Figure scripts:
· · · · · · ·

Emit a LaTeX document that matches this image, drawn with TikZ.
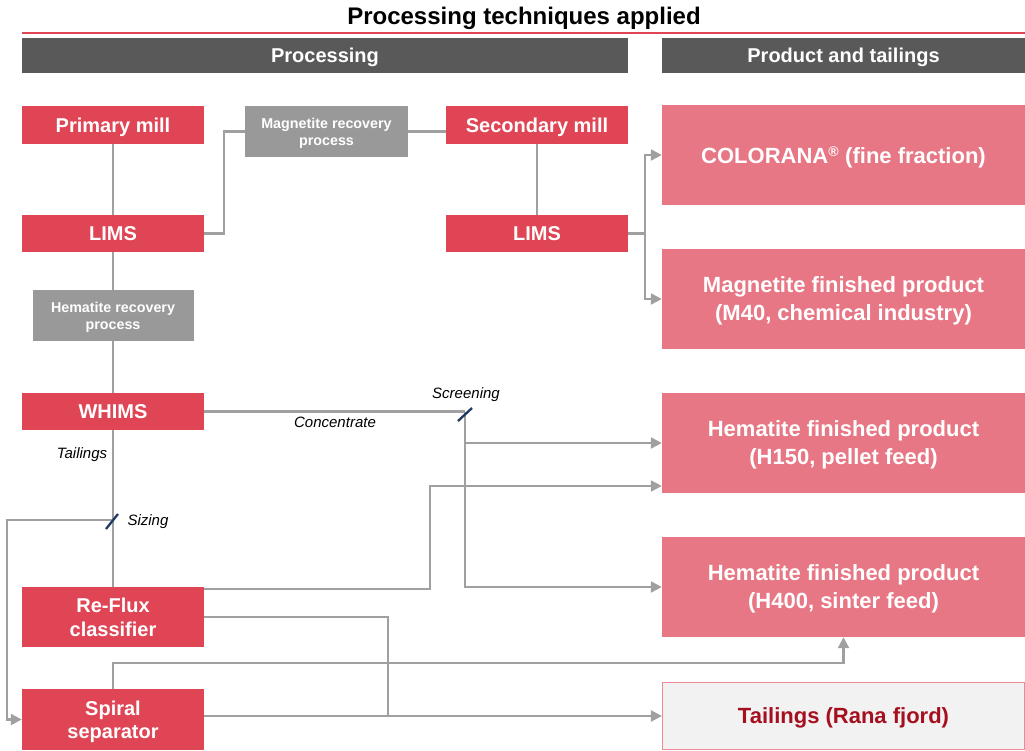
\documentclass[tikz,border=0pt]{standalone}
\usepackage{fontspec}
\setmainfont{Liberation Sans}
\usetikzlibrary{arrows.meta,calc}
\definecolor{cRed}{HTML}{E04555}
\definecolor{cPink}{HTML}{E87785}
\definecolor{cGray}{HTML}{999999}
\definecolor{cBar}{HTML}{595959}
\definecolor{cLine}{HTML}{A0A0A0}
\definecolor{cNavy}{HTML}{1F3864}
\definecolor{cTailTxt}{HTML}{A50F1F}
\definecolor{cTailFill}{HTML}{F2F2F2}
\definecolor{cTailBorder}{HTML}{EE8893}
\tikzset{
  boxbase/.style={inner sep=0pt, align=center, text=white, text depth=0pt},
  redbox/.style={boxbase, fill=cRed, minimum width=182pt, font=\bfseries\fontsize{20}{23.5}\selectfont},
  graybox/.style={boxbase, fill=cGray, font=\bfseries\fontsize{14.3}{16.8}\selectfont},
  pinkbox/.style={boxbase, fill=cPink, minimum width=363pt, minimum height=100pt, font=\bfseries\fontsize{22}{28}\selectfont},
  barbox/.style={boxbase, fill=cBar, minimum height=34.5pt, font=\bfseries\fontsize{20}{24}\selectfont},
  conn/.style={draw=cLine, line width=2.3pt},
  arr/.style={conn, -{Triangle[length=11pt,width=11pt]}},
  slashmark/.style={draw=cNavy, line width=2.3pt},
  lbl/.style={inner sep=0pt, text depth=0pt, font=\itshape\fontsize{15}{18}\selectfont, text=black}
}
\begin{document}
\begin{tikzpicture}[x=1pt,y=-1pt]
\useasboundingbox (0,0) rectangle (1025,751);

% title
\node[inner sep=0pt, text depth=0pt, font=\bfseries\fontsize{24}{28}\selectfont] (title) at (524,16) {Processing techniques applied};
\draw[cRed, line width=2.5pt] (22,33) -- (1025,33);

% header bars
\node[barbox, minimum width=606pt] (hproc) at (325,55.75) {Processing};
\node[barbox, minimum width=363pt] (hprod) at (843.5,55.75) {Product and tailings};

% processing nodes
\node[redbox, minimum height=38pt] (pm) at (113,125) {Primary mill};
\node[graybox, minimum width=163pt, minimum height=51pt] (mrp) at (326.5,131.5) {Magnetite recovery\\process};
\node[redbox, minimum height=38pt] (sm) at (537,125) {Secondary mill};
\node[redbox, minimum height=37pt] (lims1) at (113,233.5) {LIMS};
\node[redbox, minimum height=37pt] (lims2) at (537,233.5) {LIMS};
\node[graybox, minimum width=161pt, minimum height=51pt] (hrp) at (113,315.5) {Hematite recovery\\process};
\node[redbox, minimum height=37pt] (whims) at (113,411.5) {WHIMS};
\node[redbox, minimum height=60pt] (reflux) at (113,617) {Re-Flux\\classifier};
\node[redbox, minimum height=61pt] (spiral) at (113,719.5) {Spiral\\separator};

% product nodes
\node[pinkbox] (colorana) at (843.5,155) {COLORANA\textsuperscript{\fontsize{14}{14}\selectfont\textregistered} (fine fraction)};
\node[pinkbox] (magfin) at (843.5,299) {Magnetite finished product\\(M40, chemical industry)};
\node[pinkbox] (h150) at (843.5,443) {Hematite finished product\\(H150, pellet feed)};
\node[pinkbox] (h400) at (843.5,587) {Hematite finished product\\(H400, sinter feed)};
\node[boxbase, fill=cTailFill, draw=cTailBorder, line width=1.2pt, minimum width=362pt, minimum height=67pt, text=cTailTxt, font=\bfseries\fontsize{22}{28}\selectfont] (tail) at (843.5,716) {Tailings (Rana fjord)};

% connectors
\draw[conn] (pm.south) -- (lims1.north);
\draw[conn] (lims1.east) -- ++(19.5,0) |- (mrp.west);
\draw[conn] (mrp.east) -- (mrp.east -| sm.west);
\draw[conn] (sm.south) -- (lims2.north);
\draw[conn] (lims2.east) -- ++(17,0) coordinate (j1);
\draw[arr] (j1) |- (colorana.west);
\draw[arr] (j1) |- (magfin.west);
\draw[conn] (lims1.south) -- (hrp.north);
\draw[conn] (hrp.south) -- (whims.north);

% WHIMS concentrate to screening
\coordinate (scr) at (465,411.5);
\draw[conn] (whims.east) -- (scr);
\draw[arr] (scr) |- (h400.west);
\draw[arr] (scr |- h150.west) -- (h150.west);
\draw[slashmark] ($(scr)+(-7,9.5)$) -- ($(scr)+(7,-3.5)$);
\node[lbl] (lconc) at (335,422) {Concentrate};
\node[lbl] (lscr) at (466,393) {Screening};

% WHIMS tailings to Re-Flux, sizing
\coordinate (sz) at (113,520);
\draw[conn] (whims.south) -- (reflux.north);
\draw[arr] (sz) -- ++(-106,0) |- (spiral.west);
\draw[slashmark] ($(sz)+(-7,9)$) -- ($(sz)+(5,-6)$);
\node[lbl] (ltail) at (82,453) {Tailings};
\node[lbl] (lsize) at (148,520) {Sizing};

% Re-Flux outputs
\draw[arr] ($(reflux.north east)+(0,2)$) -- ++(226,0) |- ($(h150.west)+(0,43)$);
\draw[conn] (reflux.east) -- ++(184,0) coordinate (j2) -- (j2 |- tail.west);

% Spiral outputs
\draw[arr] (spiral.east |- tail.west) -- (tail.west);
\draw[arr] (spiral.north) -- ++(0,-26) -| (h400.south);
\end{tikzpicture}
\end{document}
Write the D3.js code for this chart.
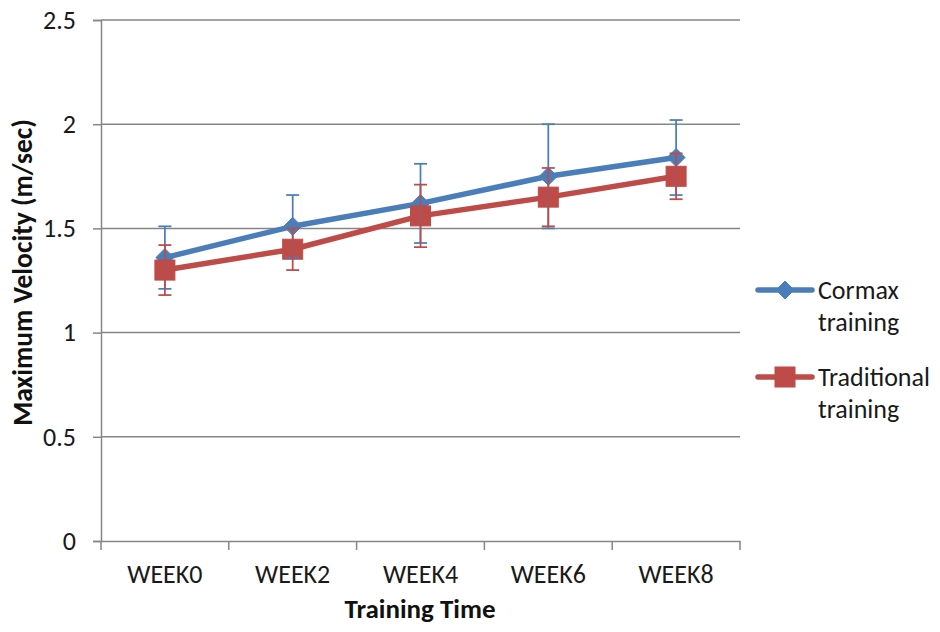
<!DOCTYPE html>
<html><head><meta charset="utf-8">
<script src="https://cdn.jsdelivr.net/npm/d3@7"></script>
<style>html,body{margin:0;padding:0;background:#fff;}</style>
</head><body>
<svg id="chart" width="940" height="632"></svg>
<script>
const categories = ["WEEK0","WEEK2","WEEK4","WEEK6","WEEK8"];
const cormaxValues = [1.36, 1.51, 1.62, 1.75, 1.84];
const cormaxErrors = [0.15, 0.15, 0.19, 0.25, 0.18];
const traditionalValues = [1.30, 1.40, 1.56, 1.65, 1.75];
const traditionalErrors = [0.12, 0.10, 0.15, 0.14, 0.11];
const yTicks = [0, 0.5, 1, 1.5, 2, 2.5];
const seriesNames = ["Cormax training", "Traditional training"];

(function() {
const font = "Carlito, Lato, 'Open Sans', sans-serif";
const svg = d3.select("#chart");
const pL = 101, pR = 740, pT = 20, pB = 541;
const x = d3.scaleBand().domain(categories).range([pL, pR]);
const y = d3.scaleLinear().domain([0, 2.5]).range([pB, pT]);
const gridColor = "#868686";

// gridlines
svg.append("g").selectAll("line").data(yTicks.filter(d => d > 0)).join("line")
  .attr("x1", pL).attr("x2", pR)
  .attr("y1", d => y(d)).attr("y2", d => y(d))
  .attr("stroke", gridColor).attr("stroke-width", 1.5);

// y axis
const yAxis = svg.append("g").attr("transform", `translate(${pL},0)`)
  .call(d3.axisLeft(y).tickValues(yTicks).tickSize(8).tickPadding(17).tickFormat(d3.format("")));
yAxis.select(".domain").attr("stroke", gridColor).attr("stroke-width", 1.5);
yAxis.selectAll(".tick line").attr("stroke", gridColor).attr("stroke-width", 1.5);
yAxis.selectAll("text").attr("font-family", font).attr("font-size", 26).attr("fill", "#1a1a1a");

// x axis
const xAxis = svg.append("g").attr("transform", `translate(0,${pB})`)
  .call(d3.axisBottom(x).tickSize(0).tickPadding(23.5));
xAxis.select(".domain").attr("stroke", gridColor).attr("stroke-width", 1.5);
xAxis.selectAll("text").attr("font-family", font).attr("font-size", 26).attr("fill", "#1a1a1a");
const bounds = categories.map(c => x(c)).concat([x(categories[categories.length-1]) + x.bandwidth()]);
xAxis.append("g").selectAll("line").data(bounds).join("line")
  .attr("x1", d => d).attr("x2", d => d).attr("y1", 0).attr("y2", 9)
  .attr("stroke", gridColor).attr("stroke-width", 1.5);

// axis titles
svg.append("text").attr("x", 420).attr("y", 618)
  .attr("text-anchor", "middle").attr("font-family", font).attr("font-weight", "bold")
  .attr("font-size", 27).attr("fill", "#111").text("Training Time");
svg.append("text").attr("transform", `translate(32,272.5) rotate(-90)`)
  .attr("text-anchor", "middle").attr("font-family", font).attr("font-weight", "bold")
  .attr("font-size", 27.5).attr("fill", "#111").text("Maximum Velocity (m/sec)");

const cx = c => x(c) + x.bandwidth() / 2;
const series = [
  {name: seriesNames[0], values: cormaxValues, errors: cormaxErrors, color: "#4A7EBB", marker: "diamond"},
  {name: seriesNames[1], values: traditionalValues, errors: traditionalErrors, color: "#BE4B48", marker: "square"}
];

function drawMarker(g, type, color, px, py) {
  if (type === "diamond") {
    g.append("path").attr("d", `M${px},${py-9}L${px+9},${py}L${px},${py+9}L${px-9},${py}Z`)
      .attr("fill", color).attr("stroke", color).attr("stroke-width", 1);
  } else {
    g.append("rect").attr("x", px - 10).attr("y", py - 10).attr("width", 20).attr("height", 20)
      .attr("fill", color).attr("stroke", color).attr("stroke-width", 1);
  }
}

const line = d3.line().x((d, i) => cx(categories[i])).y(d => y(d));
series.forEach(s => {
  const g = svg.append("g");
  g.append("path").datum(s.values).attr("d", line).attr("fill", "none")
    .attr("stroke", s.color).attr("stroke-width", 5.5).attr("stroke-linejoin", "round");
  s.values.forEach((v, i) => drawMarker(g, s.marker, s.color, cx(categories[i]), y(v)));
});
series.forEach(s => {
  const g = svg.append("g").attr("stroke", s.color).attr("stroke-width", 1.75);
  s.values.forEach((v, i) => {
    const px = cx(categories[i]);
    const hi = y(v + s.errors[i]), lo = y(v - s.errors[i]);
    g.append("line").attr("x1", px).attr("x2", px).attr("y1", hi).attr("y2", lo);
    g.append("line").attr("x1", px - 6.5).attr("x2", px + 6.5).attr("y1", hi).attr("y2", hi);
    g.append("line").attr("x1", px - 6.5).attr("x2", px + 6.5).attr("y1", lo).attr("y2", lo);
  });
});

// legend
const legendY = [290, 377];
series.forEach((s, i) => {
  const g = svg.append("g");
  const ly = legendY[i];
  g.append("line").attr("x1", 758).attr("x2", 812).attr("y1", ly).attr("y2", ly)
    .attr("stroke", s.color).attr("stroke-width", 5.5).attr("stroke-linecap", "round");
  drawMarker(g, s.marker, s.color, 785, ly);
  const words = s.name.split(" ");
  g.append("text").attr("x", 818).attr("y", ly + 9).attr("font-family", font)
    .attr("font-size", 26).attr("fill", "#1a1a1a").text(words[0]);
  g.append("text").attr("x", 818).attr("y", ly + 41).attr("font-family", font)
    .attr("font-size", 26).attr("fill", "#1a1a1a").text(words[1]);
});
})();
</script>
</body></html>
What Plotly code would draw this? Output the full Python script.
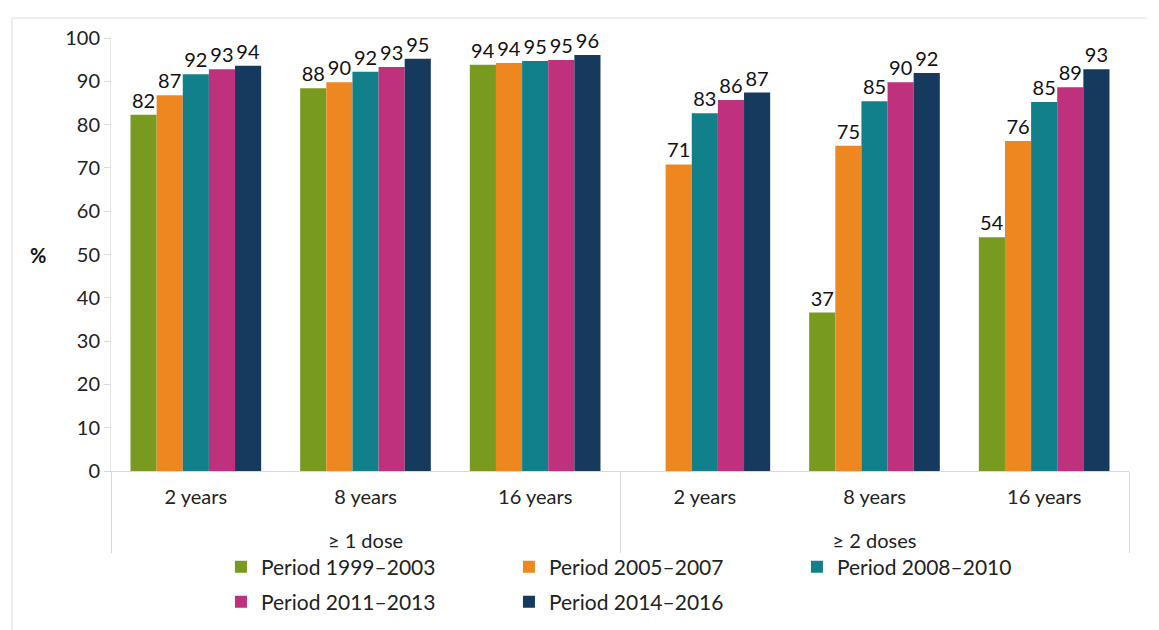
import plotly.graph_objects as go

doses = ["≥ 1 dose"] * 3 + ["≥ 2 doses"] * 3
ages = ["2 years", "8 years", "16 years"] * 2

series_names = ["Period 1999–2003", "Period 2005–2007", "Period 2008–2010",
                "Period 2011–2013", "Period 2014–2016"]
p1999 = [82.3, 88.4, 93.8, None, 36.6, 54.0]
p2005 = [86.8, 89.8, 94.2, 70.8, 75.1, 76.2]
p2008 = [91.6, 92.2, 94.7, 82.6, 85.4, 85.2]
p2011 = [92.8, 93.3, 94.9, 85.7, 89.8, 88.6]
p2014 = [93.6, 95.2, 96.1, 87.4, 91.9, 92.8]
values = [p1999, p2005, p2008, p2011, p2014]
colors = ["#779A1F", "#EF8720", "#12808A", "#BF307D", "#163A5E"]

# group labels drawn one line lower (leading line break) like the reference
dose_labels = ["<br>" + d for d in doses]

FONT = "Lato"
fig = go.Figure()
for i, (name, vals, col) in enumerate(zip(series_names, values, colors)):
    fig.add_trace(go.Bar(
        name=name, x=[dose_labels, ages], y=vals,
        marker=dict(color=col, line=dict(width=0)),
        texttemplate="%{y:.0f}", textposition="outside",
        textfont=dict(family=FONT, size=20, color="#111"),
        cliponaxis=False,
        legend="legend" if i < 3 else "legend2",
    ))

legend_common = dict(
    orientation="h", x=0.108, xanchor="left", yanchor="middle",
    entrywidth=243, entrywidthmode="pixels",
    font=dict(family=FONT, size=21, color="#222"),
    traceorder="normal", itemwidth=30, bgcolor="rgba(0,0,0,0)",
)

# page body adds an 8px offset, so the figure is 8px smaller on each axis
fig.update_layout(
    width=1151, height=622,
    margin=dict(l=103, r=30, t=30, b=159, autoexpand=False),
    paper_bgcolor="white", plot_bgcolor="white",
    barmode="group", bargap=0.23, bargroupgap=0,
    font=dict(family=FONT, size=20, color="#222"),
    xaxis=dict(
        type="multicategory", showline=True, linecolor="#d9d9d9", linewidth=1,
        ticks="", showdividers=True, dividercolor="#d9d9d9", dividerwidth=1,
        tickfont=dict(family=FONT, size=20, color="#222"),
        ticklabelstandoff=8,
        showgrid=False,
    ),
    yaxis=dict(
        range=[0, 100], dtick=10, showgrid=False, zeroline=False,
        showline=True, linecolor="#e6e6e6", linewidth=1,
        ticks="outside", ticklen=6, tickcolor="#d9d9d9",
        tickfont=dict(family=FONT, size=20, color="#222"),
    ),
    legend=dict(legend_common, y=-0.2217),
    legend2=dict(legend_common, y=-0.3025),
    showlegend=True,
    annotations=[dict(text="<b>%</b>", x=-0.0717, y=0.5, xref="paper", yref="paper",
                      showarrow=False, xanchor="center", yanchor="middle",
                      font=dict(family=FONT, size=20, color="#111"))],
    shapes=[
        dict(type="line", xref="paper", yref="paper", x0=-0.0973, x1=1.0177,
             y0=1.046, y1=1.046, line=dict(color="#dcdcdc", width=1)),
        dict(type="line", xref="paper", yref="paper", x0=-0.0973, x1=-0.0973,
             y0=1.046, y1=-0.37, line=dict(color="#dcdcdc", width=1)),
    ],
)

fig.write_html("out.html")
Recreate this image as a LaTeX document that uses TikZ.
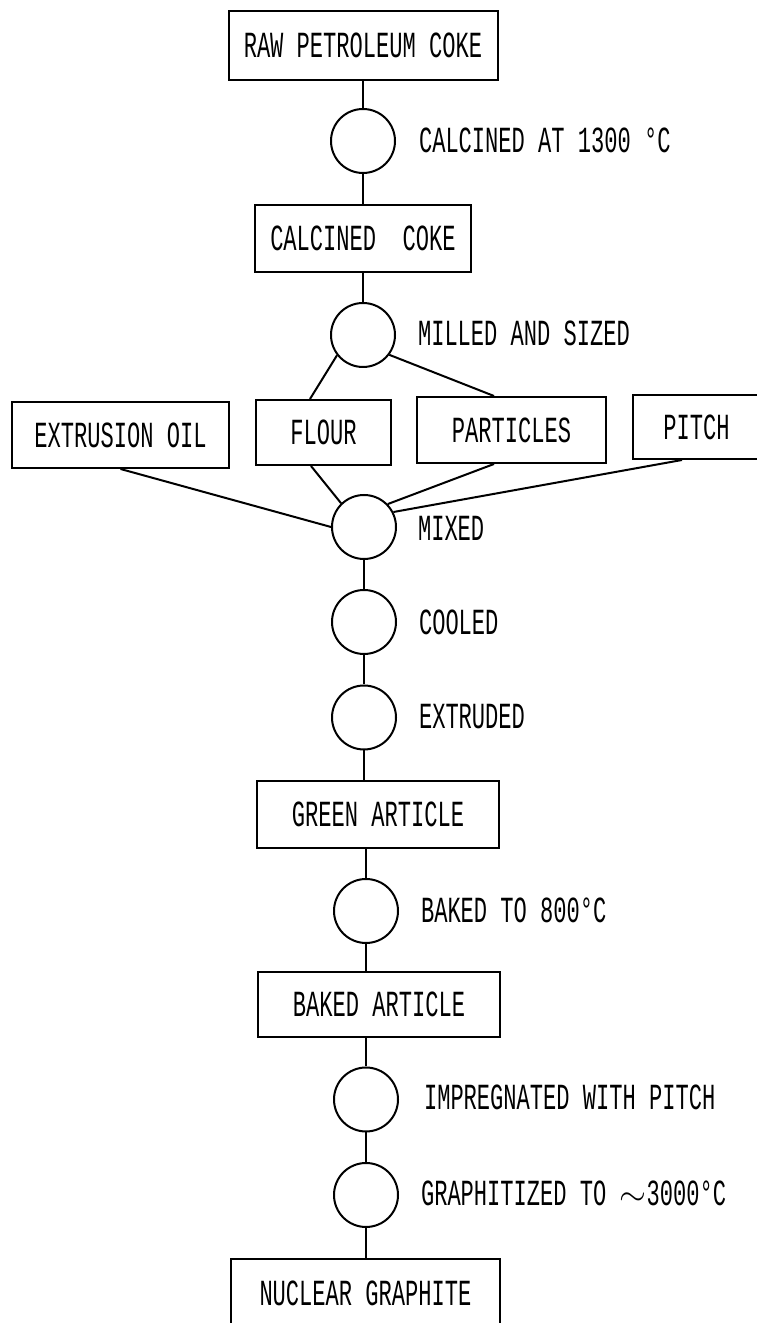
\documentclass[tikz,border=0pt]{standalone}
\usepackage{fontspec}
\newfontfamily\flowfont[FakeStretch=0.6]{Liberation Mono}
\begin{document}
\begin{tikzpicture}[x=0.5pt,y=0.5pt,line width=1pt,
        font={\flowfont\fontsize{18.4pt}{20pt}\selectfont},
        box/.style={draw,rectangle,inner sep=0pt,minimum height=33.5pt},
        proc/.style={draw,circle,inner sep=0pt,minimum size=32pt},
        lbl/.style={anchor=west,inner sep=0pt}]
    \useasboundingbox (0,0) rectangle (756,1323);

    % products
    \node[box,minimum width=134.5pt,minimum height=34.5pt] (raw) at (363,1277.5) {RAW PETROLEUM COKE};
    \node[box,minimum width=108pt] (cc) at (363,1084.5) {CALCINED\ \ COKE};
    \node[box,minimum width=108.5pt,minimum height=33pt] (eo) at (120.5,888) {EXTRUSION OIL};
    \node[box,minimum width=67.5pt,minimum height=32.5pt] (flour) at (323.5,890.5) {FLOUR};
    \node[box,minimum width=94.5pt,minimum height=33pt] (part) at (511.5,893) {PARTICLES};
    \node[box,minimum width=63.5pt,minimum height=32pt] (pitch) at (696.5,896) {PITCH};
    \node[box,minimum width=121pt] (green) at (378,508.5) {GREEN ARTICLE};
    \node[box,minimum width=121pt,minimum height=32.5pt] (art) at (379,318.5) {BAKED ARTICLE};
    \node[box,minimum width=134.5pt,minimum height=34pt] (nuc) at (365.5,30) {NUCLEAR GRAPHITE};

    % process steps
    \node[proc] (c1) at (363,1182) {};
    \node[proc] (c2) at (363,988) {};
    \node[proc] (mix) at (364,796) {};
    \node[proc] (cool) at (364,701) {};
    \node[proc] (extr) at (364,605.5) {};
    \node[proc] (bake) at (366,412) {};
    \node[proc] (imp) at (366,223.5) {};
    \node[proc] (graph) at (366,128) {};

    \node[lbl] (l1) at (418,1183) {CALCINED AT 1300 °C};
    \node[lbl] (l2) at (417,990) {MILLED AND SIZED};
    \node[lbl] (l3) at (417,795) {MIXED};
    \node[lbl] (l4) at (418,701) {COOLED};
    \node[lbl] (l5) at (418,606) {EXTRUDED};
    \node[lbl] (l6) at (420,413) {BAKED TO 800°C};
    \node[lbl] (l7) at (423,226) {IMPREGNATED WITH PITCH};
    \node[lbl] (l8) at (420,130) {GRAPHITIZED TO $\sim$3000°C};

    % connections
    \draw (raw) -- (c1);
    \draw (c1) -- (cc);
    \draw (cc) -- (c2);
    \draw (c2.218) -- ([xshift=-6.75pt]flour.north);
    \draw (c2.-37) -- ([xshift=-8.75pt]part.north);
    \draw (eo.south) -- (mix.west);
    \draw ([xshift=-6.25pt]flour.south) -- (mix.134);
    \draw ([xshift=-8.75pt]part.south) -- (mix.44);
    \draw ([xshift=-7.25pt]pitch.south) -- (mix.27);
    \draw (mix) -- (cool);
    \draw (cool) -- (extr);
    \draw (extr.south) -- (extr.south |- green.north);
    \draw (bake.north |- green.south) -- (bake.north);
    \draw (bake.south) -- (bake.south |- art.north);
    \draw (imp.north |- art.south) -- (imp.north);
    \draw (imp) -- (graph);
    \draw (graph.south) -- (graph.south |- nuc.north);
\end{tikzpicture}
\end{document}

· · · · · · ·

## EXERCISE BRIEF:
Your answer should be a single number: the count of lines containing the word "code".

## TASK OUTPUT:
2